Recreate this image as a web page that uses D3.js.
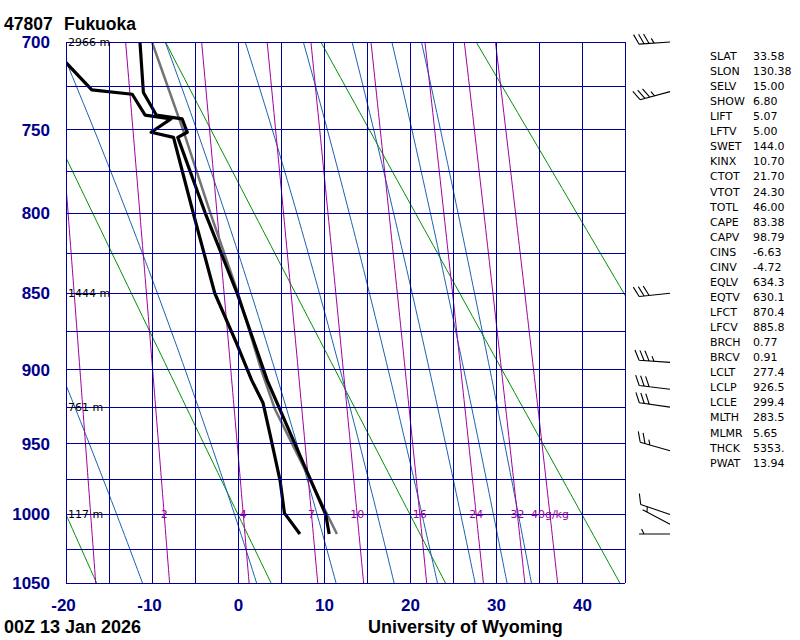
<!DOCTYPE html>
<html>
<head>
<meta charset="utf-8">
<title>47807 Fukuoka</title>
<script src="https://cdn.jsdelivr.net/npm/d3@7"></script>
<style>
body { margin: 0; background: #fff; }
svg text { font-family: "DejaVu Sans", sans-serif; }
.bold { font-family: "Liberation Sans", Arial, sans-serif; font-weight: bold; }
</style>
</head>
<body>
<svg id="chart" width="800" height="640"></svg>
<script>
// ----- sounding (hPa, degC) -----
var tempP = [1014, 1000, 907, 850, 800, 754.5, 751.5, 743.7, 741.5, 728.5, 700];
var tempT = [10.6, 10.2, 3.4, -0.1, -3.8, -7.0, -5.9, -6.5, -9.5, -11.0, -11.4];

var dewP = [1014, 999, 976, 943, 922, 907, 882, 850, 800, 754.5, 751.5, 743.7, 741.5, 729.5, 727, 711, 700];
var dewT = [7.2, 5.4, 4.9, 3.7, 2.9, 1.6, -0.2, -2.7, -5.2, -7.5, -10.1, -7.8, -10.8, -12.3, -17.0, -20.1, -22.4];

var parcelP = [1014, 926.5, 900, 850, 800, 750, 700];
var parcelT = [11.5, 4.3, 2.7, 0.0, -3.2, -6.4, -10.0];

// height labels on the left
var hgtP = [700, 850, 925, 1000];
var hgtLabel = ["2966 m", "1444 m", "761 m", "117 m"];

// winds (direction deg, speed kt)
var windP = [700, 728, 850, 895, 913, 925, 955, 1000, 1007, 1014];
var windDir = [266, 255, 264, 274, 277, 278, 286, 289, 298, 270];
var windSpd = [35, 35, 30, 35, 30, 30, 25, 10, 5, 5];

// background lines
var isotherms = d3.range(-20, 46, 5);
var isobars = d3.range(700, 1051, 25);
var dryTheta = [-20, 0, 20, 40, 60, 80];             // potential temp, degC
var moistTw = [-14.1, -0.4, 9.2, 16.2, 21.4, 25.9, 29.7, 32.6];  // temp at 1000 hPa
var mixRatio = [1, 2, 4, 7, 10, 16, 24, 32, 40];     // g/kg
var mixLabel = ["", "2", "4", "7", "10", "16", "24", "32", "40g/kg"];

// axis labels
var pLabels = [700, 750, 800, 850, 900, 950, 1000, 1050];
var tLabels = [-20, -10, 0, 10, 20, 30, 40];

// station indices
var statNames = ["SLAT", "SLON", "SELV", "SHOW", "LIFT", "LFTV", "SWET", "KINX", "CTOT", "VTOT",
  "TOTL", "CAPE", "CAPV", "CINS", "CINV", "EQLV", "EQTV", "LFCT", "LFCV", "BRCH", "BRCV",
  "LCLT", "LCLP", "LCLE", "MLTH", "MLMR", "THCK", "PWAT"];
var statValues = ["33.58", "130.38", "15.00", "6.80", "5.07", "5.00", "144.0", "10.70", "21.70", "24.30",
  "46.00", "83.38", "98.79", "-6.63", "-4.72", "634.3", "630.1", "870.4", "885.8", "0.77", "0.91",
  "277.4", "926.5", "299.4", "283.5", "5.65", "5353.", "13.94"];

var navy = "#000096", green = "#009000", blue = "#1a62b0", purple = "#a000a0";

var svg = d3.select("#chart");

// Stuve: x linear in T, y linear in p^0.286
var x = d3.scaleLinear().domain([-20, 45]).range([66, 625]);
var y = d3.scalePow().exponent(0.286).domain([700, 1050]).range([42, 583]);

// ----- thermo helpers for the background curves -----
function es(t) { return 6.112 * Math.exp(17.67 * t / (t + 243.5)); }
function thetaE(t, p) {
  var e = es(t), r = 0.622 * e / (p - e), tk = t + 273.15;
  return tk * Math.pow(1000 / p, 0.286) * Math.exp(2490 * r / tk);
}
function satTemp(te, p) {
  var lo = -100, hi = 60;
  for (var i = 0; i < 50; i++) {
    var mid = (lo + hi) / 2;
    if (thetaE(mid, p) > te) hi = mid; else lo = mid;
  }
  return (lo + hi) / 2;
}
function mixTemp(w, p) {
  var a = Math.log(w * p / (622 + w) / 6.112);
  return 243.5 * a / (17.67 - a);
}

var pRange = d3.range(700, 1051, 5);
var line = d3.line().x(function(d) { return x(d[1]); }).y(function(d) { return y(d[0]); });

svg.append("clipPath").attr("id", "plot")
  .append("rect").attr("x", 66).attr("y", 42).attr("width", 559).attr("height", 541);

var plot = svg.append("g").attr("clip-path", "url(#plot)");

// dry adiabats
plot.selectAll(".dry").data(dryTheta).enter().append("path")
  .attr("fill", "none").attr("stroke", green).attr("stroke-width", 1)
  .attr("d", function(th) {
    return line(pRange.map(function(p) { return [p, (th + 273.15) * Math.pow(p / 1000, 0.286) - 273.15]; }));
  });

// moist adiabats
plot.selectAll(".moist").data(moistTw).enter().append("path")
  .attr("fill", "none").attr("stroke", blue).attr("stroke-width", 1)
  .attr("d", function(tw) {
    var te = thetaE(tw, 1000);
    return line(pRange.map(function(p) { return [p, satTemp(te, p)]; }));
  });

// mixing ratio lines
plot.selectAll(".mix").data(mixRatio).enter().append("path")
  .attr("fill", "none").attr("stroke", purple).attr("stroke-width", 1)
  .attr("d", function(w) {
    return line(pRange.map(function(p) { return [p, mixTemp(w, p)]; }));
  });

// isotherms and isobars
svg.append("g").attr("shape-rendering", "crispEdges").selectAll("line").data(isotherms).enter().append("line")
  .attr("x1", x).attr("x2", x).attr("y1", y(700)).attr("y2", y(1050))
  .attr("stroke", navy).attr("stroke-width", 1);
svg.append("g").attr("shape-rendering", "crispEdges").selectAll("line").data(isobars).enter().append("line")
  .attr("x1", x(-20)).attr("x2", x(45)).attr("y1", y).attr("y2", y)
  .attr("stroke", navy).attr("stroke-width", 1);

// mixing ratio labels at 1000 hPa
svg.selectAll(".mixlab").data(mixRatio).enter().append("text")
  .attr("x", function(w) { return x(mixTemp(w, 1000)); })
  .attr("y", y(1000)).attr("dy", "0.36em")
  .attr("text-anchor", "middle").attr("font-size", 11).attr("fill", purple)
  .text(function(w, i) { return mixLabel[i]; });

// height labels
svg.selectAll(".hgt").data(hgtP).enter().append("text")
  .attr("x", 68).attr("y", y).attr("dy", "0.36em")
  .attr("font-size", 11).attr("fill", "#000")
  .text(function(p, i) { return hgtLabel[i]; });

// sounding lines
function pairs(ps, ts) { return ps.map(function(p, i) { return [p, ts[i]]; }); }
plot.append("path").attr("d", line(pairs(parcelP, parcelT)))
  .attr("fill", "none").attr("stroke", "#737373").attr("stroke-width", 2.5);
plot.append("path").attr("d", line(pairs(dewP, dewT)))
  .attr("fill", "none").attr("stroke", "#000").attr("stroke-width", 3.2).attr("stroke-linejoin", "round");
plot.append("path").attr("d", line(pairs(tempP, tempT)))
  .attr("fill", "none").attr("stroke", "#000").attr("stroke-width", 3.2).attr("stroke-linejoin", "round");

// axes
var yAxis = svg.append("g").attr("transform", "translate(66,0)")
  .call(d3.axisLeft(y).tickValues(pLabels).tickSize(0).tickPadding(16).tickFormat(String));
var xAxis = svg.append("g").attr("transform", "translate(0,583)")
  .call(d3.axisBottom(x).tickValues(tLabels).tickSize(0).tickPadding(16).tickFormat(String));
[yAxis, xAxis].forEach(function(ax) {
  ax.select(".domain").remove();
  ax.selectAll("text").attr("class", "bold").attr("font-size", 17).attr("fill", "#00008b");
});
// minus sign hangs to the left of the centred digits
xAxis.selectAll("text").filter(function(d) { return d < 0; }).attr("dx", -3);

// wind barbs
function barb(p, dir, spd) {
  var x0 = 670, y0 = y(p), L = 31, sp = 5;
  var a = dir * Math.PI / 180;
  var ux = Math.sin(a), uy = -Math.cos(a);
  var nx = -uy, ny = ux;
  var c = Math.cos(64 * Math.PI / 180), s = Math.sin(64 * Math.PI / 180);
  var fx = c * ux + s * nx, fy = c * uy + s * ny;
  var d = "M" + x0 + "," + y0 + "L" + (x0 + ux * L) + "," + (y0 + uy * L);
  var v = Math.round(spd / 5) * 5, full = Math.floor(v / 10), half = v % 10 >= 5;
  var k = 0;
  if (full === 0 && half) k = 1;
  for (var i = 0; i < full + (half ? 1 : 0); i++, k++) {
    var len = i < full ? 11 : 5.5;
    var bx = x0 + ux * (L - k * sp), by = y0 + uy * (L - k * sp);
    d += "M" + bx + "," + by + "L" + (bx + fx * len) + "," + (by + fy * len);
  }
  return d;
}
svg.append("g").selectAll("path").data(windP).enter().append("path")
  .attr("d", function(p, i) { return barb(p, windDir[i], windSpd[i]); })
  .attr("fill", "none").attr("stroke", "#000").attr("stroke-width", 1.1);

// station indices
var stats = svg.append("g").attr("font-size", 11).attr("fill", "#000");
stats.selectAll(".sn").data(statNames).enter().append("text")
  .attr("x", 710).attr("y", function(d, i) { return 60 + i * 15.06; }).text(function(d) { return d; });
stats.selectAll(".sv").data(statValues).enter().append("text")
  .attr("x", 753).attr("y", function(d, i) { return 60 + i * 15.06; }).text(function(d) { return d; });

// titles
svg.append("text").attr("class", "bold").attr("x", 4).attr("y", 30).attr("font-size", 17.5).text("47807");
svg.append("text").attr("class", "bold").attr("x", 64).attr("y", 30).attr("font-size", 17.5).text("Fukuoka");
svg.append("text").attr("class", "bold").attr("x", 4).attr("y", 633).attr("font-size", 18).text("00Z 13 Jan 2026");
svg.append("text").attr("class", "bold").attr("x", 368).attr("y", 633).attr("font-size", 18).text("University of Wyoming");
</script>
</body>
</html>
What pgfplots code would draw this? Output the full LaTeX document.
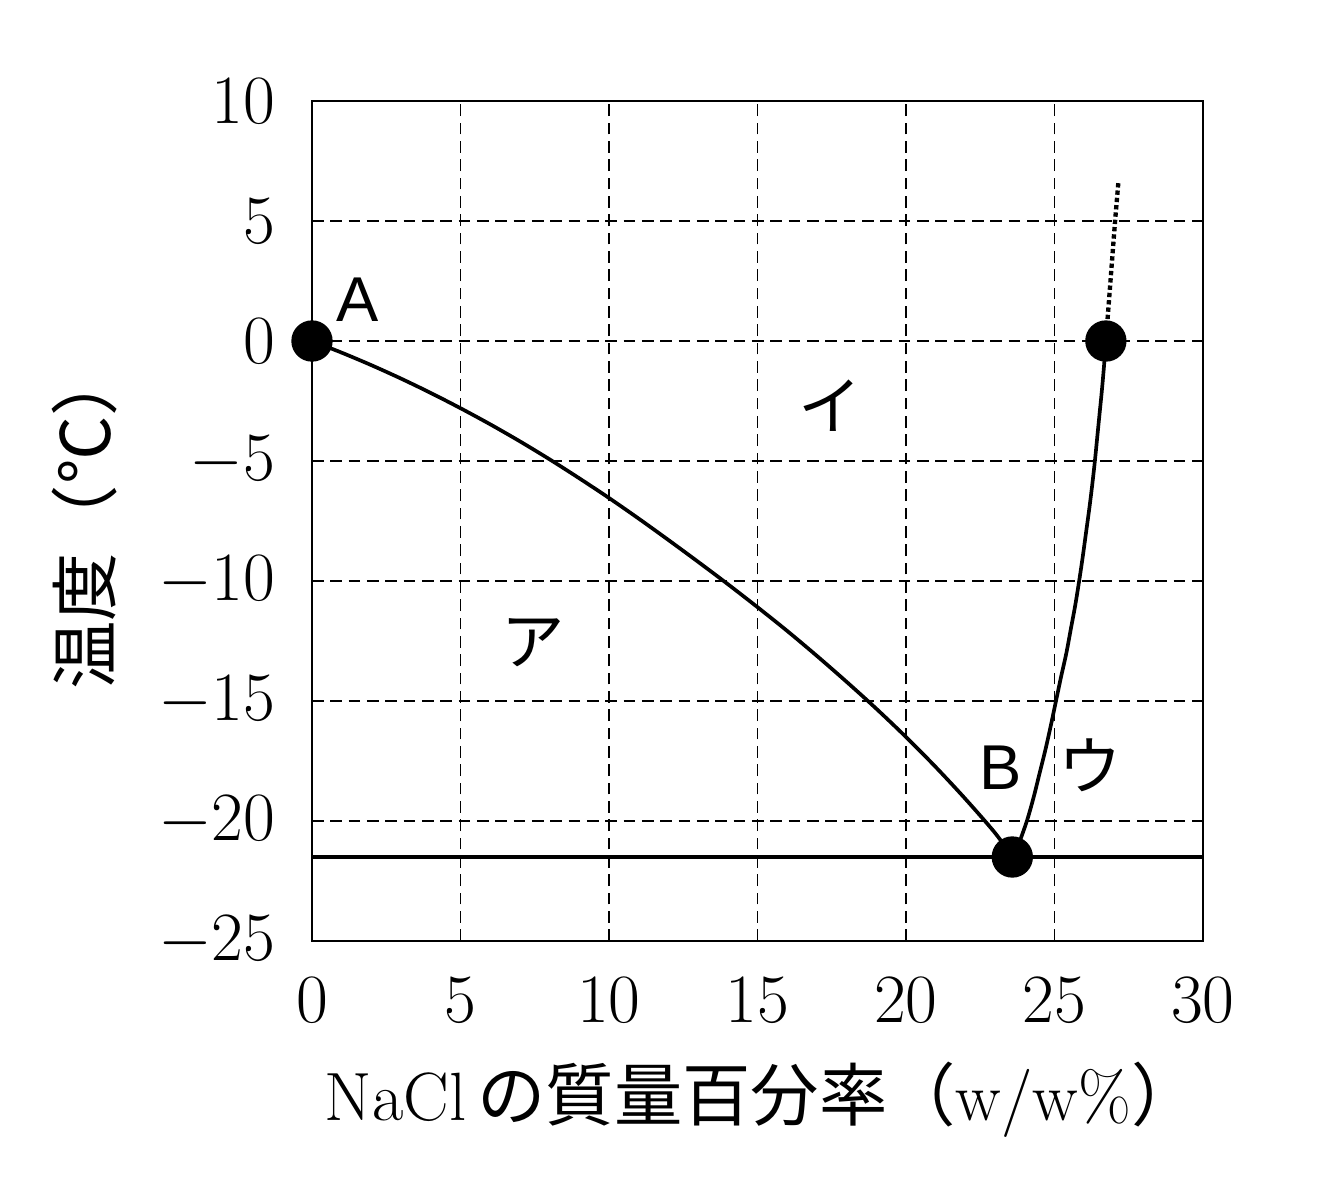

§ What you will do
Reproduce exactly the run of lines that opens the listing and closes with the line holding "-9.5, -11.0, -11.4];". Pictures are excluded.

§ Response to the task
Recreate this image as a web page that uses D3.js.
<!DOCTYPE html>
<html>
<head>
<meta charset="utf-8">
<title>47807 Fukuoka</title>
<script src="https://cdn.jsdelivr.net/npm/d3@7"></script>
<style>
body { margin: 0; background: #fff; }
svg text { font-family: "DejaVu Sans", sans-serif; }
.bold { font-family: "Liberation Sans", Arial, sans-serif; font-weight: bold; }
</style>
</head>
<body>
<svg id="chart" width="800" height="640"></svg>
<script>
// ----- sounding (hPa, degC) -----
var tempP = [1014, 1000, 907, 850, 800, 754.5, 751.5, 743.7, 741.5, 728.5, 700];
var tempT = [10.6, 10.2, 3.4, -0.1, -3.8, -7.0, -5.9, -6.5, -9.5, -11.0, -11.4];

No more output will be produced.